Although its shares have provided a solid year to date return of 13%, shareholders of Medibank Private Ltd (ASX: MPL) are likely to have mixed feelings on 2016.
Early in May, its share price bolted to an all-time high of $3.32. But since then it has slowly but surely been giving back those gains, dropping almost 27% off its high in the process.
Because of this decline its shares are now being outperformed by rival NIB Holdings Limited (ASX: NHF) which has gained a massive 39% so far this year.
The reason for the decline in Medibank's share price can largely be attributed to its full year results released in August. Although net profit after tax rose a stunning 46% to $417 million, management's outlook for the year ahead will undoubtedly have concerned investors.

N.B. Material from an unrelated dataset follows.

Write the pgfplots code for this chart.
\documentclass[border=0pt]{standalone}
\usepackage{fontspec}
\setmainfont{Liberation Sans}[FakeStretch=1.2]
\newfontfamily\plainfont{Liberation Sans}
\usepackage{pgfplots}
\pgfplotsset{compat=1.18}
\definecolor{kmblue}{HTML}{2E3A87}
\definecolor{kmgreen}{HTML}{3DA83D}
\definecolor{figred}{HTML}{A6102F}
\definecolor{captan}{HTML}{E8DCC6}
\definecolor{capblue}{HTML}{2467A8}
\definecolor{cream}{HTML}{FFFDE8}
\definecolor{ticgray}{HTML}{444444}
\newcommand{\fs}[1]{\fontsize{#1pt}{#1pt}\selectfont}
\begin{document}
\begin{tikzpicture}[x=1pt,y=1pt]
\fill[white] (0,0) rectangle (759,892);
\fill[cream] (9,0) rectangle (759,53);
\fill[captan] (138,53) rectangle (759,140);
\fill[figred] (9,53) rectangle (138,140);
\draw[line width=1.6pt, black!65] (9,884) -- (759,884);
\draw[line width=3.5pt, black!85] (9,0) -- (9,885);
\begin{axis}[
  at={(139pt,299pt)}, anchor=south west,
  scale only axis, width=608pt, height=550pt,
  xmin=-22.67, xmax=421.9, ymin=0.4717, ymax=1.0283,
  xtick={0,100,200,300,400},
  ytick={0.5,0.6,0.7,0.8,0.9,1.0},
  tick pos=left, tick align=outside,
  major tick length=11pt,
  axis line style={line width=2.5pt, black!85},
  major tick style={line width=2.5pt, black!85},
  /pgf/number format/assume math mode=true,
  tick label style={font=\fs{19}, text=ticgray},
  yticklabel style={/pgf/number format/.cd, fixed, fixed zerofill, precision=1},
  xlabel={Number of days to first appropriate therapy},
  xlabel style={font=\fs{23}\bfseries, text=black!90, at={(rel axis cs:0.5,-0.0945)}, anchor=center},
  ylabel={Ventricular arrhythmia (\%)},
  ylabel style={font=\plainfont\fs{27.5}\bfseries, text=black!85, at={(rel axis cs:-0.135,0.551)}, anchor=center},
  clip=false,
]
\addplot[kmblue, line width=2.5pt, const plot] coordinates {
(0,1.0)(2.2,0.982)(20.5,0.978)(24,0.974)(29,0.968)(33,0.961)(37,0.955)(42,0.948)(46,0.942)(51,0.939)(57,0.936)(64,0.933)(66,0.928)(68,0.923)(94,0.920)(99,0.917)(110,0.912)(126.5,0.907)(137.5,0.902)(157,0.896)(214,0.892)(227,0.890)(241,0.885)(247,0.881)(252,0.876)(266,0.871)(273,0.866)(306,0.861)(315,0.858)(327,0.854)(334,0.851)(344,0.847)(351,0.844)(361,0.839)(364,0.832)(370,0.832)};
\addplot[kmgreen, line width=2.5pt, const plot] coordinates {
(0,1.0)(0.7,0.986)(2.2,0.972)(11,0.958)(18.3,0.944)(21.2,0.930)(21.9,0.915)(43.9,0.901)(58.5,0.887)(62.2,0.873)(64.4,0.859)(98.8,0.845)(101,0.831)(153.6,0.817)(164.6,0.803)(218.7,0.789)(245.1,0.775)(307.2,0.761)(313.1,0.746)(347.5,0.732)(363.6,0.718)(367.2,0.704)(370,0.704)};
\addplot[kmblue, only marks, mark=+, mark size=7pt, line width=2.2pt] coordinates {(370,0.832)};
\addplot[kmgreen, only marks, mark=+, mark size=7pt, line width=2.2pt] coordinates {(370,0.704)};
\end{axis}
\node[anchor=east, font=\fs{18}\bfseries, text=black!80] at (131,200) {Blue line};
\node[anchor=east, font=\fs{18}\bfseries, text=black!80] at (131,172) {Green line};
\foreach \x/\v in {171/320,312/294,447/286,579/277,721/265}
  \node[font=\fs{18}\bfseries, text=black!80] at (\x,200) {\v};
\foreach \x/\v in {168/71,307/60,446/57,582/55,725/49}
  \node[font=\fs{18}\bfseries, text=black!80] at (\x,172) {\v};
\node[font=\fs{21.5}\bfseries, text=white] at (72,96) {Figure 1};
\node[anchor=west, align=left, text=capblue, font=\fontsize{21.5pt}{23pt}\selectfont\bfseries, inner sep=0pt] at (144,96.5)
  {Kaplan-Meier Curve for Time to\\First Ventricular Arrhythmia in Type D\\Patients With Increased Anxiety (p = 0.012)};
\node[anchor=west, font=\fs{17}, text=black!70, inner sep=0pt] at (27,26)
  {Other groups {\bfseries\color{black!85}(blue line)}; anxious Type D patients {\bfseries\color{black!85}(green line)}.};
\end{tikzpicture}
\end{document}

In the company's investor presentation management revealed that it expects its FY 2017 operating result to be negatively impacted by slower market growth, lower legislated premium increases, and continued market share loss in the year ahead.
As a result, analysts are only expecting earnings to increase by 2.6% year on year in FY 2017, compared to the 12.4% increase expected by NIB Holdings according to CommSec.
This level of growth was clearly not enough to justify paying upwards of 21x earnings for its shares, therefore it comes as no surprise to see its share price take a dive.
But with its shares now changing hands at just over 15x estimated FY 2017 earnings and expected to provide a fully franked 4.7% dividend, I believe it could be a great time to make a long-term buy and hold investment in Medibank.
The year ahead looks to be one a tough one for the private health insurer, but things are expected to pick up thereafter. Investors that are willing to be patient may find themselves rewarded handsomely with an investment in Medibank in my opinion.